The executives went on to say they'd discovered that millions had been channeled through Valentin Lebed's accounts at their bank in just three years. They didn't like that, and were none too keen on the thought of the boys with the blue flashing lights paying him a visit and seeing the name on all his paying-in slips. Their solution was to have Val lifted and taken to St. Petersburg, where, I presumed, they had either made arrangements to persuade him to move his account to a different bank, or to channel even more through them to make the risk more acceptable. Whichever, I didn't give a fuck so long as I got paid.

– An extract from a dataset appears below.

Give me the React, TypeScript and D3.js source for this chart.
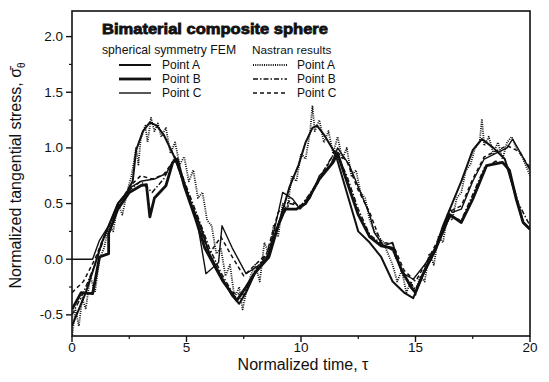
import * as d3 from "d3";

const W = 549;
const H = 382;

// x ticks and y ticks
const xTicks = [0, 5, 10, 15, 20];
const xMinor = [2.5, 7.5, 12.5, 17.5];
const yTicks = [-0.5, 0.0, 0.5, 1.0, 1.5, 2.0];
const yMinor = [-0.25, 0.25, 0.75, 1.25, 1.75];

// spherical symmetry FEM
const femA: [number, number][] = [
  [0, -0.6], [0.2, -0.5], [0.6, -0.3], [1.0, -0.05], [1.3, 0.15], [1.6, 0.3], [2.0, 0.5],
  [2.4, 0.6], [2.65, 0.7], [2.8, 0.98], [3.1, 1.15], [3.4, 1.23], [3.7, 1.2], [4.0, 1.12],
  [4.4, 0.95], [4.8, 0.75], [5.2, 0.5], [5.6, 0.3], [6.0, 0.05], [6.5, -0.15], [7.0, -0.33],
  [7.3, -0.4], [7.6, -0.3], [8.0, -0.12], [8.5, 0.0], [9.0, 0.3], [9.5, 0.65], [9.9, 0.85],
  [10.2, 1.05], [10.5, 1.18], [10.7, 1.2], [11.0, 1.12], [11.5, 0.95], [12.0, 0.6], [12.5, 0.25],
  [13.0, 0.15], [13.5, 0.02], [14.0, -0.2], [14.5, -0.3], [14.9, -0.35], [15.3, -0.15],
  [15.8, 0.05], [16.2, 0.3], [16.5, 0.45], [17.0, 0.7], [17.5, 0.98], [17.9, 1.08], [18.4, 1.0],
  [18.9, 0.9], [19.4, 0.55], [19.7, 0.33], [20.0, 0.27],
];
const femB: [number, number][] = [
  [0, -0.45], [0.4, -0.3], [0.9, -0.31], [1.2, 0.02], [1.6, 0.05], [1.6, 0.23], [2.0, 0.45],
  [2.5, 0.6], [3.0, 0.66], [3.25, 0.67], [3.4, 0.38], [3.6, 0.55], [4.1, 0.66], [4.4, 0.87],
  [4.6, 0.9], [4.9, 0.66], [5.4, 0.36], [5.8, 0.1], [6.2, -0.05], [6.6, -0.2], [7.2, -0.37],
  [7.6, -0.25], [8.0, -0.12], [8.6, 0.02], [9.0, 0.3], [9.3, 0.45], [9.8, 0.45], [10.2, 0.5],
  [10.8, 0.72], [11.4, 0.87], [11.6, 0.95], [12.0, 0.7], [12.5, 0.4], [13.0, 0.2], [13.5, 0.12],
  [14.0, 0.1], [14.4, -0.1], [14.8, -0.25], [15.0, -0.3], [15.4, -0.1], [15.9, 0.1], [16.5, 0.4],
  [17.0, 0.33], [17.5, 0.54], [18.1, 0.84], [18.8, 0.87], [19.1, 0.8], [19.4, 0.54],
  [19.7, 0.33], [20.0, 0.27],
];
const femC: [number, number][] = [
  [0, 0], [0.9, 0], [1.2, 0.17], [1.6, 0.3], [2.0, 0.5], [2.6, 0.65], [3.0, 0.7], [3.6, 0.72],
  [4.1, 0.77], [4.5, 0.9], [5.0, 0.6], [5.5, 0.3], [5.85, -0.13], [6.4, -0.03], [6.55, 0.3],
  [7.0, 0.1], [7.6, -0.13], [8.2, -0.05], [8.6, 0.05], [9.04, 0.45], [9.2, 0.6], [9.64, 0.54],
  [9.96, 0.45], [10.4, 0.55], [10.8, 0.75], [11.3, 0.85], [11.6, 1.0], [12.1, 0.85], [12.6, 0.6],
  [13.0, 0.4], [13.2, 0.24], [13.6, 0.12], [14.0, 0.15], [14.4, -0.12], [14.9, -0.18],
  [15.4, -0.05], [16.0, 0.15], [16.5, 0.45], [16.6, 0.42], [17.0, 0.45], [17.5, 0.7],
  [18.0, 0.9], [18.5, 0.95], [19.0, 1.0], [19.24, 1.08], [19.6, 0.95], [20.0, 0.8],
];

// Nastran results
const nasA: [number, number][] = [
  [0, -0.7], [0.15, -0.45], [0.3, -0.6], [0.45, -0.35], [0.6, -0.45], [0.8, -0.15], [1.0, -0.3],
  [1.2, 0.0], [1.4, 0.1], [1.6, 0.3], [1.8, 0.25], [2.0, 0.5], [2.2, 0.4], [2.4, 0.6], [2.6, 0.75],
  [2.8, 1.0], [2.9, 0.85], [3.0, 1.08], [3.2, 1.2], [3.3, 1.05], [3.45, 1.27], [3.6, 1.15],
  [3.75, 1.22], [3.9, 1.1], [4.1, 1.18], [4.3, 0.95], [4.5, 1.05], [4.7, 0.85], [4.9, 0.92],
  [5.1, 0.7], [5.3, 0.8], [5.5, 0.55], [5.7, 0.6], [5.9, 0.35], [6.1, 0.3], [6.3, 0.05],
  [6.5, 0.1], [6.7, -0.15], [6.9, -0.05], [7.1, -0.35], [7.3, -0.25], [7.45, -0.45], [7.6, -0.3],
  [7.8, -0.15], [8.0, -0.05], [8.2, -0.2], [8.4, 0.15], [8.6, 0.05], [8.8, 0.3], [9.0, 0.2],
  [9.2, 0.5], [9.4, 0.45], [9.6, 0.75], [9.8, 0.7], [10.0, 0.95], [10.2, 0.9], [10.4, 1.15],
  [10.5, 1.38], [10.6, 1.15], [10.8, 1.25], [11.0, 1.05], [11.2, 1.15], [11.4, 0.95], [11.6, 1.1],
  [11.8, 0.9], [12.0, 1.0], [12.2, 0.75], [12.4, 0.8], [12.6, 0.6], [12.8, 0.55], [13.0, 0.35],
  [13.2, 0.25], [13.4, 0.2], [13.6, 0.15], [13.8, 0.05], [14.0, -0.05], [14.2, -0.2], [14.4, -0.1],
  [14.6, -0.3], [14.8, -0.2], [15.0, -0.32], [15.2, -0.15], [15.4, -0.2], [15.6, 0.05],
  [15.8, -0.05], [16.0, 0.2], [16.2, 0.15], [16.4, 0.4], [16.6, 0.35], [16.8, 0.55], [17.0, 0.6],
  [17.2, 0.8], [17.4, 0.85], [17.6, 1.0], [17.8, 1.05], [17.9, 1.26], [18.0, 1.02], [18.2, 1.1],
  [18.4, 0.95], [18.6, 1.05], [18.8, 0.9], [19.0, 1.05], [19.2, 1.1], [19.4, 1.0], [19.6, 0.95],
  [19.8, 0.85], [20.0, 0.75],
];
const nasB: [number, number][] = [
  [0, -0.5], [0.5, -0.3], [1.0, -0.05], [1.5, 0.25], [2.0, 0.48], [2.5, 0.62], [3.0, 0.7],
  [3.5, 0.6], [4.0, 0.72], [4.5, 0.92], [5.0, 0.65], [5.5, 0.38], [6.0, 0.1], [6.5, -0.12],
  [7.0, -0.3], [7.5, -0.32], [8.0, -0.1], [8.5, 0.05], [9.0, 0.32], [9.5, 0.5], [10.0, 0.48],
  [10.5, 0.62], [11.0, 0.8], [11.5, 0.97], [12.0, 0.75], [12.5, 0.45], [13.0, 0.22], [13.5, 0.14],
  [14.0, 0.08], [14.5, -0.15], [15.0, -0.27], [15.5, -0.05], [16.0, 0.15], [16.5, 0.38],
  [17.0, 0.35], [17.5, 0.58], [18.0, 0.82], [18.5, 0.88], [19.0, 0.85], [19.5, 0.5], [20.0, 0.3],
];
const nasC: [number, number][] = [
  [0, -0.3], [0.5, -0.2], [1.0, 0.0], [1.5, 0.25], [2.0, 0.47], [2.5, 0.65], [3.0, 0.75],
  [3.5, 0.72], [4.0, 0.76], [4.5, 0.9], [5.0, 0.62], [5.5, 0.32], [6.0, 0.05], [6.5, 0.2],
  [7.0, 0.02], [7.5, -0.15], [8.0, -0.05], [8.5, 0.05], [9.0, 0.42], [9.5, 0.52], [10.0, 0.48],
  [10.5, 0.6], [11.0, 0.78], [11.5, 0.98], [12.0, 0.88], [12.5, 0.62], [13.0, 0.42], [13.5, 0.15],
  [14.0, 0.14], [14.5, -0.1], [15.0, -0.2], [15.5, -0.02], [16.0, 0.18], [16.5, 0.43],
  [17.0, 0.48], [17.5, 0.72], [18.0, 0.92], [18.5, 0.97], [19.0, 1.02], [19.5, 0.97], [20.0, 0.82],
];

const legendRows = ["Point A", "Point B", "Point C"];

const x = d3.scaleLinear().domain([0, 20]).range([72, 530]);
const y = d3.scaleLinear().domain([-0.69, 2.23]).range([336, 11]);

const line = d3
  .line<[number, number]>()
  .x((d) => x(d[0]))
  .y((d) => y(d[1]));

const femStyles = [
  { data: femA, width: 2, dash: "none" },
  { data: femB, width: 2.8, dash: "none" },
  { data: femC, width: 1.4, dash: "none" },
];
const nasStyles = [
  { data: nasA, width: 1.8, dash: "1 1.2" },
  { data: nasB, width: 1.5, dash: "5 2 1.5 2" },
  { data: nasC, width: 1.5, dash: "4 3" },
];

export default function App() {
  const font = "Liberation Sans, Arial, sans-serif";
  const [x0, x1] = x.range();
  const [yb, yt] = y.range();
  return (
    <svg
      width={W}
      height={H}
      style={{ position: "absolute", left: 0, top: 0, background: "#fff" }}
      fontFamily={font}
    >
      <rect x={0} y={0} width={W} height={H} fill="#fff" />
      <defs>
        <clipPath id="plot">
          <rect x={x0} y={yt} width={x1 - x0} height={yb - yt} />
        </clipPath>
      </defs>

      <g clipPath="url(#plot)" fill="none" stroke="#111" strokeLinejoin="round">
        {femStyles.map((s, i) => (
          <path key={"f" + i} d={line(s.data) || ""} strokeWidth={s.width} strokeDasharray={s.dash} />
        ))}
        {nasStyles.map((s, i) => (
          <path key={"n" + i} d={line(s.data) || ""} strokeWidth={s.width} strokeDasharray={s.dash} />
        ))}
      </g>

      {/* frame */}
      <rect x={x0} y={yt} width={x1 - x0} height={yb - yt} fill="none" stroke="#111" strokeWidth={1.6} />

      {/* x axis ticks */}
      {xTicks.map((t) => (
        <g key={"xt" + t}>
          <line x1={x(t)} x2={x(t)} y1={yb} y2={yb + 6} stroke="#111" strokeWidth={1.4} />
          <text x={x(t)} y={yb + 16} fontSize={13.5} textAnchor="middle" fill="#111">
            {t}
          </text>
        </g>
      ))}
      {xMinor.map((t) => (
        <line key={"xm" + t} x1={x(t)} x2={x(t)} y1={yb} y2={yb + 3} stroke="#111" strokeWidth={1.2} />
      ))}

      {/* y axis ticks */}
      {yTicks.map((t) => (
        <g key={"yt" + t}>
          <line x1={x0 - 6} x2={x0} y1={y(t)} y2={y(t)} stroke="#111" strokeWidth={1.4} />
          <text x={x0 - 9} y={y(t) + 4.5} fontSize={13.5} textAnchor="end" fill="#111">
            {t.toFixed(1)}
          </text>
        </g>
      ))}
      {yMinor.map((t) => (
        <line key={"ym" + t} x1={x0 - 3} x2={x0} y1={y(t)} y2={y(t)} stroke="#111" strokeWidth={1.2} />
      ))}

      {/* axis titles */}
      <text x={303} y={370} fontSize={16} textAnchor="middle" fill="#111">
        Normalized time, τ
      </text>
      <text
        transform={`translate(21,${(yt + yb) / 2 + 2}) rotate(-90)`}
        fontSize={16}
        textAnchor="middle"
        fill="#111"
      >
        Normalized tangential stress, σ̄
        <tspan fontSize={10} dy={4}>θ</tspan>
      </text>

      {/* legend */}
      <text
        x={102}
        y={34}
        fontSize={15}
        fontWeight="bold"
        fill="#111"
        stroke="#111"
        strokeWidth={0.8}
        textLength={226}
        lengthAdjust="spacingAndGlyphs"
      >
        Bimaterial composite sphere
      </text>
      <text x={102} y={54} fontSize={12.2} fill="#111">
        spherical symmetry FEM
      </text>
      <text x={252} y={54} fontSize={11.8} fill="#111">
        Nastran results
      </text>
      {legendRows.map((label, i) => {
        const cy = 65 + i * 14;
        return (
          <g key={label}>
            <line
              x1={119}
              x2={151}
              y1={cy}
              y2={cy}
              stroke="#111"
              strokeWidth={femStyles[i].width}
              strokeDasharray={femStyles[i].dash}
            />
            <text x={162} y={cy + 4} fontSize={12} fill="#111">
              {label}
            </text>
            <line
              x1={253}
              x2={287}
              y1={cy}
              y2={cy}
              stroke="#111"
              strokeWidth={nasStyles[i].width}
              strokeDasharray={nasStyles[i].dash}
            />
            <text x={297} y={cy + 4} fontSize={12} fill="#111">
              {label}
            </text>
          </g>
        );
      })}
    </svg>
  );
}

I looked over at Sergei. His eyes glinted as he stared at the traffic below us and his Adam's apple moved as he swallowed. There wasn't anything left to say; we'd done enough talking during the two-week buildup. It was now time to do.

The conference of European Council members was due to start in Helsinki in two days. Blue EU flags already lined the main roads, and large black convoys of Eurocrats drove around with motorcycle outriders, heading from premeeting to premeeting. The police had set up diversions to control the flow of traffic around the city, and orange reflective cones and barriers were springing up everywhere. I'd already had to change our escape route twice because of it.

Like all the high-class hotels, the Intercontinental was housing the exodus from Brussels. All the suits had been in the city since last week, wheeling and dealing so that when the heads of state hit town, all they'd have to do was politely refuse Tony Blair's invitation to eat British beef at some dinner for the media, then leave. All very good, but for me security around here was tighter than a duck's ass-everything from sealed manholes to prevent bombs being planted to a heavy police presence on the streets. They would certainly have contingency plans for every possible event, especially armed attack.

Sergei had a folding-stock AK-a Russian automatic, 7.62mm short assault rifle-under his feet. His cropped, thinning brown hair was covered by a dark-blue woolen hat, and the old Soviet Army body armor he wore under his down jacket made him look like the Michelin man. If Hollywood was looking for a Russian hardhead, Sergei would win the screen test every time. Late forties, square jaw, high cheekbones, and blue eyes that didn't just pierce, they chopped you into tiny pieces.

The only reason he would never be a leading man was his badly pockmarked skin. Either he'd steered away from the Clearasil in his youth or he'd been burned; I couldn't tell, and I didn't want to ask.

He was a hard, reliable man, and one I felt it was okay to do business with, but he wasn't going to be on my Christmas-card list.